Bring a mix of easy snacks (crackers, dry cereal, cheese sticks) and one or two special treats your child doesn't get often (a small cookie, a fruit pouch in a new flavor, a little bag of gummy bears). Space them out across the layover so your child has something to look forward to every 30 to 45 minutes.
Make eating a small event. Spread a napkin on the floor in a quiet corner and have an "airport picnic." Let your child help open packages or count out crackers ("let's see if we can eat exactly 10 goldfish"). For toddlers, this kind of simple involvement turns snack time into something that holds their attention longer.
Pack a refillable water bottle and make drinking water part of the rhythm too. Every time you transition to a new activity chunk, take a water break. It gives your child a predictable moment to pause and reset.
Turn Waiting Into a Low-Key Game
Kids this age don't need elaborate entertainment. They need you to narrate, notice, and play along with whatever they find interesting. Airports are full of sensory input: planes, people, suitcases, sounds, lights. Use it.
Here are specific airport layover activities for toddlers and preschoolers that require zero supplies:
- People watching with a twist. Sit near the gate and play "guess where they're going." You make up silly stories about passengers. "See that man with the big hat? I think he's going to visit his pet turtle."
- Plane spotting. Find a window with a view of the tarmac. Count planes, look for colors, talk about what the workers are doing. For toddlers, this can easily eat up 15 minutes.
- Sensory walks. Walk slowly through the terminal and take turns pointing out sounds (the beeping cart, someone's roller suitcase, the gate announcement). Then do it again but look for textures (smooth floor, bumpy wall, soft coat).
- Copycat game. You do a simple motion (pat your head, stomp your foot, wiggle your fingers), and your child copies. Then they lead and you copy. This works especially well in a quiet hallway where you won't bother anyone.
- Countdown together. If your child keeps asking "when do we leave," make it concrete. Draw or find something to represent each chunk of time left ("we have three snacks before we get on the plane"). Cross one off after each mini-activity. It helps them see progress.
Similar to what works for restaurant activities without screens, the key is making the wait feel participatory instead of passive.
Plan for Bathroom and Meltdown Moments
No matter how well you plan, your child will need a bathroom break at the worst possible time, or they'll hit a wall and start to spiral. Build in buffer time for both.
Take a bathroom trip about 45 minutes before boarding, even if your child says they don't need to go. Wash hands slowly, let them look in the mirror, make it a small break from the terminal chaos. If your child is potty training, bring a change of clothes in your carry-on and stay calm if accidents happen. Stress makes everything worse.

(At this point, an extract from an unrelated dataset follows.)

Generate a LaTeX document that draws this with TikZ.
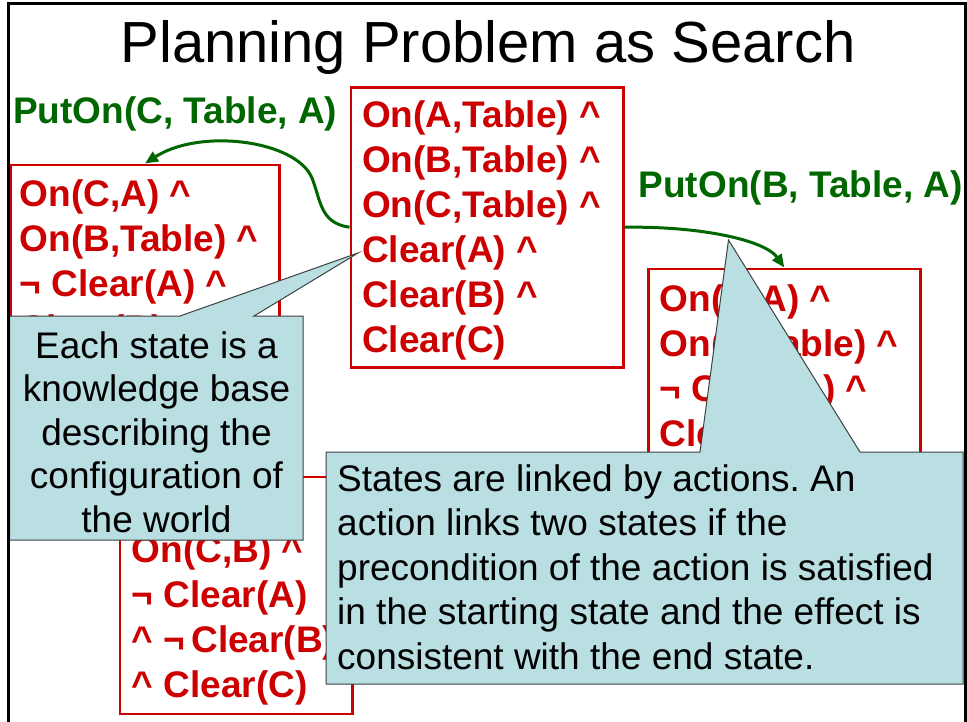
\documentclass[tikz,border=0pt]{standalone}
\usepackage{fontspec}
\setmainfont{Liberation Sans}
\usetikzlibrary{arrows.meta}
\definecolor{boxred}{HTML}{CC0000}
\definecolor{actgreen}{HTML}{006600}
\definecolor{notefill}{HTML}{B9DFE3}
\definecolor{noteline}{HTML}{404040}
\newcommand{\andsym}{\textasciicircum}
\frenchspacing
\tikzset{
  statebox/.style={draw=boxred, line width=2.5pt, inner sep=0pt, anchor=north west},
  statetext/.style={text=boxred, font=\fontsize{37}{45}\selectfont\bfseries, inner sep=0pt, anchor=base west},
  actlabel/.style={text=actgreen, font=\fontsize{37}{45}\selectfont\bfseries, inner sep=0pt, anchor=base west},
  actarrow/.style={draw=actgreen, line width=3pt, -{Triangle[length=13pt,width=11pt]}},
  notebox/.style={fill=notefill, draw=noteline, line width=1pt, line join=miter},
  notetext/.style={text=black, inner sep=0pt},
  frameline/.style={draw=black, line width=3pt, line join=miter},
  titletext/.style={font=\fontsize{58}{64}\selectfont, inner sep=0pt, anchor=base}
}
\begin{document}
\begin{tikzpicture}[x=1pt,y=-1pt]
\useasboundingbox (0,0) rectangle (967,721);
\fill[white] (0,0) rectangle (967,721);

% title
\node[titletext] (title) at (488,62) {Planning Problem as Search};

% state boxes
\node[statebox, minimum width=272.5pt, minimum height=280pt] (s0) at (349.5,86) {};
\node[statebox, minimum width=268.5pt, minimum height=330pt] (s1) at (9.5,163.5) {};
\node[statebox, minimum width=272pt, minimum height=230pt] (s2) at (647,267.5) {};
\node[statebox, minimum width=232.5pt, minimum height=237pt] (s3) at (118.5,475.5) {};

% state texts
\node[statetext] (t0) at (362,127) {\begin{tabular}[t]{@{}l@{}}On(A,Table) \andsym\\On(B,Table) \andsym\\On(C,Table) \andsym\\Clear(A) \andsym\\Clear(B) \andsym\\Clear(C)\end{tabular}};
\node[statetext] (t1) at (19.5,206.5) {\begin{tabular}[t]{@{}l@{}}On(C,A) \andsym\\On(B,Table) \andsym\\¬ Clear(A) \andsym\\Clear(B) \andsym\end{tabular}};
\node[statetext] (t2) at (659.5,311.5) {\begin{tabular}[t]{@{}l@{}}On(B,A) \andsym\\On(C,Table) \andsym\\¬ Clear(A) \andsym\\Clear(B) \andsym\end{tabular}};
\node[statetext] (t3) at (131.5,562) {\begin{tabular}[t]{@{}l@{}}On(C,B) \andsym\\¬ Clear(A)\\\andsym{} ¬\,Clear(B)\\\andsym{} Clear(C)\end{tabular}};

% action labels
\node[actlabel] (a1) at (13,123.5) {PutOn(C, Table, A)};
\node[actlabel] (a2) at (638.5,197) {PutOn(B, Table, A)};

% action arrows
\draw[actarrow] (s0.west) .. controls (320,223) and (321,201) .. (312,178)
  .. controls (296,140) and (200,128) .. (s1.north);
\draw[actarrow] (s0.east) .. controls (700,226) and (765,240) .. (s2.north);

% callout 1
\path[notebox] (9.5,316) -- (180,316) -- (358,253) -- (254,316) -- (303,316)
  -- (303,540) -- (9.5,540) -- cycle;
\node[notetext, font=\fontsize{37}{43.5}\selectfont, anchor=base] (n1) at (156.5,358)
  {\begin{tabular}[t]{@{}c@{}}Each state is a\\knowledge base\\describing the\\configuration of\\the world\end{tabular}};

% callout 2
\path[notebox] (326,452) -- (700,452) -- (728.5,240) -- (860,452) -- (963,452)
  -- (963,684) -- (326,684) -- cycle;
\node[notetext, font=\fontsize{37}{44.5}\selectfont, anchor=base west] (n2) at (337,491)
  {\begin{tabular}[t]{@{}l@{}}States are linked by actions. An\\action links two states if the\\precondition of the action is satisfied\\in the starting state and the effect is\\consistent with the end state.\end{tabular}};

% slide frame
\draw[frameline] (8.5,730) -- (8.5,3.5) -- (965,3.5) -- (965,730);
\end{tikzpicture}
\end{document}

When you sense a meltdown brewing (whining, clinginess, refusal to cooperate), don't try to push through the current activity. Stop, find a quieter spot, and do a hard reset. Sit on the floor together, take some deep breaths, offer a snack and water, maybe pull out a comfort item (a small stuffed animal or blanket). Sometimes kids this age just need five minutes of low stimulation to pull it together.
If your child is melting down because they're overtired, dim the stimulation as much as you can. Find a corner with fewer people, turn your back to the crowd, speak quietly, and let them lean on you or sit in your lap. You're not trying to entertain them out of the meltdown. You're helping them regulate.

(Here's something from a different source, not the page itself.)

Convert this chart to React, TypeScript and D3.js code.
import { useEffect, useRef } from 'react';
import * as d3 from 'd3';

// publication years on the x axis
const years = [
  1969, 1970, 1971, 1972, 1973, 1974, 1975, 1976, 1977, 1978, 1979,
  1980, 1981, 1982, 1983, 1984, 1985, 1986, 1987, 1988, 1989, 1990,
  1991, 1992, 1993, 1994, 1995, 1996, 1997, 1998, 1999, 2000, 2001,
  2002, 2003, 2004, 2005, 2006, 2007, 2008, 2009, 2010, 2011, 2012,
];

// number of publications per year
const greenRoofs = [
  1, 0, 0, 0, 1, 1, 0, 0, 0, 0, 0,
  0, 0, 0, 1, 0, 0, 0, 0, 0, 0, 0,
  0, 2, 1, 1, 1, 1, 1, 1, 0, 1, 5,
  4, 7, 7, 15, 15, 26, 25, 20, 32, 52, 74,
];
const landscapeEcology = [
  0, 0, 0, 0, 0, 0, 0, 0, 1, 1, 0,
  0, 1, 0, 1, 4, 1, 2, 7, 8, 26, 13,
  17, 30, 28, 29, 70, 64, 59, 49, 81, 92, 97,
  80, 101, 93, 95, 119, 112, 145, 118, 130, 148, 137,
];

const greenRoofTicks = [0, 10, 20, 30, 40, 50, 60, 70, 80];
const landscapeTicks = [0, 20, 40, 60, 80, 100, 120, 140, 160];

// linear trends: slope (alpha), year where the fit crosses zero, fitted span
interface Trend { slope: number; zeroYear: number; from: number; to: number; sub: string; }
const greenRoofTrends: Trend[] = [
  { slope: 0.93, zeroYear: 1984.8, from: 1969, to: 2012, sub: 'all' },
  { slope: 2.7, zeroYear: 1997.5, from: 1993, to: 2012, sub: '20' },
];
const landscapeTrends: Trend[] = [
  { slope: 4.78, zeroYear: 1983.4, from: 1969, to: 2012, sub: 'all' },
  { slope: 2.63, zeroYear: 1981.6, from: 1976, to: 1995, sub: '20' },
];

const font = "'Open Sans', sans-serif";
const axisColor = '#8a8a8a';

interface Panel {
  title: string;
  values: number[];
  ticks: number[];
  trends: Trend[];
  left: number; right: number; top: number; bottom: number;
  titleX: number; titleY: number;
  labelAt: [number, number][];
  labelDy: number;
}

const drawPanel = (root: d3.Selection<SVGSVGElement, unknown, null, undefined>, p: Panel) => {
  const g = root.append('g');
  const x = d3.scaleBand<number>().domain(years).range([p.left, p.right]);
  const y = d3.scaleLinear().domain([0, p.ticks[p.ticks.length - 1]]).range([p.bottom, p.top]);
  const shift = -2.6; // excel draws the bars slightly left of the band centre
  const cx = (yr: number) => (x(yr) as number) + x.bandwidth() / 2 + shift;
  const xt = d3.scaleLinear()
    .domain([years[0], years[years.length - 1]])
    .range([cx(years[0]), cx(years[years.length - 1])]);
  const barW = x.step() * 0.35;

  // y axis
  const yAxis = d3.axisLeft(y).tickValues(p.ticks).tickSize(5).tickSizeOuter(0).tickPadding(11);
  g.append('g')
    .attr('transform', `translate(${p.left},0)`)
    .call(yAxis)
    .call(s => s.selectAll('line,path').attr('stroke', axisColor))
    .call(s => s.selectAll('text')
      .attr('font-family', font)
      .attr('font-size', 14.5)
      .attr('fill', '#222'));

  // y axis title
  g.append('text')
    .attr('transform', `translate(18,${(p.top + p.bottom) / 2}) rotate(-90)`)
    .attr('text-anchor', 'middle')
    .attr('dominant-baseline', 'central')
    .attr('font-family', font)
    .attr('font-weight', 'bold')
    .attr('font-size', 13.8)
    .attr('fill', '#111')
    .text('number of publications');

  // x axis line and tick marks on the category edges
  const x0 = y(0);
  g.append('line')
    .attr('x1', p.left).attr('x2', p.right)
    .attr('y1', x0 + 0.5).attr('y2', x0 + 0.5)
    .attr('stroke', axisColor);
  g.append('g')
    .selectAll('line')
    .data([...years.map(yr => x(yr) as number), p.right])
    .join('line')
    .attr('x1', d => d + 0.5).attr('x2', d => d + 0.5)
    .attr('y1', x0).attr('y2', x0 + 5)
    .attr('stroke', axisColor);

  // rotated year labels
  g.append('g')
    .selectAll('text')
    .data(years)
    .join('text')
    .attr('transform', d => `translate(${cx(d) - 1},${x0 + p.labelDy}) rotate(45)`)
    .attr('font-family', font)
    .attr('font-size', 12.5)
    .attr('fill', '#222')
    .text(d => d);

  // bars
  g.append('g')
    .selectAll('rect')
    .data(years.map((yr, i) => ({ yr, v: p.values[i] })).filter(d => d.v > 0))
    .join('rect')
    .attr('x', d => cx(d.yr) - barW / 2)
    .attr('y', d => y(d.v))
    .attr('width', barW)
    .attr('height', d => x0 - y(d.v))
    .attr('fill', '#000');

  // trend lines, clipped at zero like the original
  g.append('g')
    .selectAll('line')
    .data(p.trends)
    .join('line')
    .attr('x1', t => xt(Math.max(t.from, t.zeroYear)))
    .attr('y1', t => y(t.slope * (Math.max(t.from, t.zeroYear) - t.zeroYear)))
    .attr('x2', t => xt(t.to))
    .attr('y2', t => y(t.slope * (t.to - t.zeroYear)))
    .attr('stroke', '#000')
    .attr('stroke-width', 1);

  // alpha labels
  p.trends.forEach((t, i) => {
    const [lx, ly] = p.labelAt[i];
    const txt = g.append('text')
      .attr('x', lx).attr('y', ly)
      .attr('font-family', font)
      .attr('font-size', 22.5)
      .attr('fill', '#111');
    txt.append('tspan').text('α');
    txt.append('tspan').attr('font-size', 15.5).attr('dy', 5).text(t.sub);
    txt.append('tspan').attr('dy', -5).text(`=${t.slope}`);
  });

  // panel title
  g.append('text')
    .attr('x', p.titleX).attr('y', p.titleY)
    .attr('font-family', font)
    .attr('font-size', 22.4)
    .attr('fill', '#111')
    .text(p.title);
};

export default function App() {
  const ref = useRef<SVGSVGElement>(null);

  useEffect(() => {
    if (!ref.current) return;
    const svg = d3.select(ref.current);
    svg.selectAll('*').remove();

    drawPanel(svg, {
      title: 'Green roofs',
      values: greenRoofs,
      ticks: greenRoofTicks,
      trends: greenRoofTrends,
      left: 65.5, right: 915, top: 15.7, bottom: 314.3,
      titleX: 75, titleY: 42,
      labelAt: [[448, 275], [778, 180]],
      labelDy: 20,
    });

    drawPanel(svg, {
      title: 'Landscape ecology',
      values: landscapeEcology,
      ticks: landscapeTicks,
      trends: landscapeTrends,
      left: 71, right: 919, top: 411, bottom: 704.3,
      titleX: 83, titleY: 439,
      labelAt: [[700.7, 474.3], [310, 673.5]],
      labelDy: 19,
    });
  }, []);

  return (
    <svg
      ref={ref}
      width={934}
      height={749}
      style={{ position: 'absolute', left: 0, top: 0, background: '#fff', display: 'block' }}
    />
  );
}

Know When to Just Walk (and Walk, and Walk)
When nothing else is working and you still have 40 minutes until boarding, sometimes the answer is just to walk. Toddlers and preschoolers burn energy through movement, and aimless walking beats sitting and whining every time.
Pick a landmark (a specific gate number, a coffee shop, a window at the far end of the terminal) and walk there slowly. Let your child set the pace. Point out things along the way. When you get there, pick another landmark and walk back. You're not trying to tire them out. You're giving them something to do with their body that isn't sitting still.

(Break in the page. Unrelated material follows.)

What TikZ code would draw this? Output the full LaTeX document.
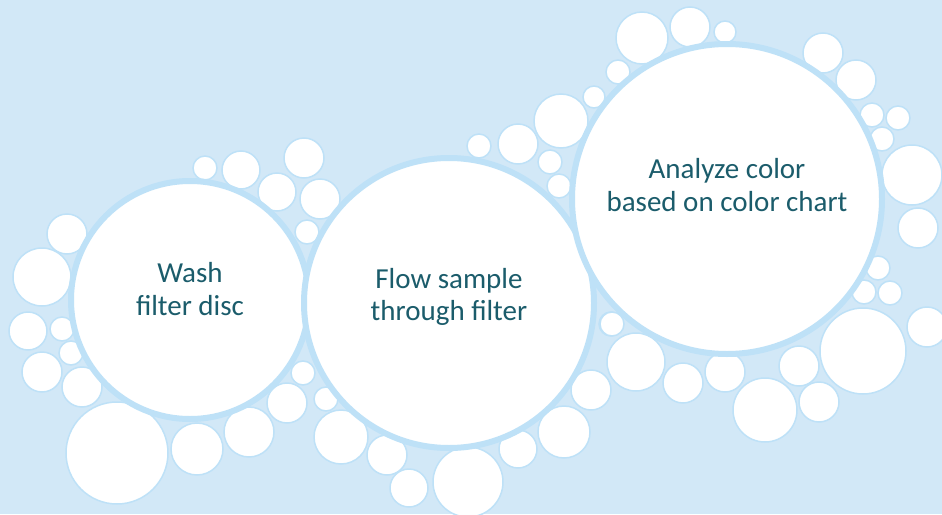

For 2- and 3-year-olds, you can turn the walk into a game: "can you walk like a penguin? now like a robot? now let's tiptoe." For 4- to 6-year-olds, challenge them to count something ("how many red things can we find before we get back to our gate?").
If your gate has a jetway window where your child can see the plane being loaded, camp out there for a while. Watching the luggage carts and fuel trucks gives them something to focus on, and it's more engaging than staring at rows of seats.
What to Do During the Final 20 Minutes Before Boarding
The last stretch before boarding is when kids often unravel. They're done waiting, they're tired, and they can sense you're anxious about getting on the plane with all your stuff and a squirmy child.
Use the final 20 minutes to bring the energy way down. Find seats near the gate, pull out one last quiet activity (stickers or a snack), and settle in. Don't introduce anything new or stimulating. You're transitioning from layover mode to boarding mode, and that means calm and predictable.
If your child is amped up, do one final walk to the bathroom, wash hands, get a last drink of water. These mundane tasks give them something to do and help them shift gears.
Stay near the gate but don't crowd the boarding line. Let your child sit or stand near you without forcing them into a specific spot. When your boarding group is called, gather your things calmly and matter-of-factly. If your child resists, acknowledge it ("I know, you're tired of waiting") but keep moving. The plane is the finish line, and you're almost there.
One Last Thing
Long layovers with toddlers and preschoolers are hard, and even with the best plan, your child might still melt down or refuse to cooperate. That's not a failure. You're managing a tiny human with limited self-regulation skills in a stressful, overstimulating environment.
The goal isn't perfection. The goal is getting through it with your sanity mostly intact and your child mostly calm. These screen-free airport activities and strategies won't make a layover fun, but they'll make it survivable. And survivable is enough.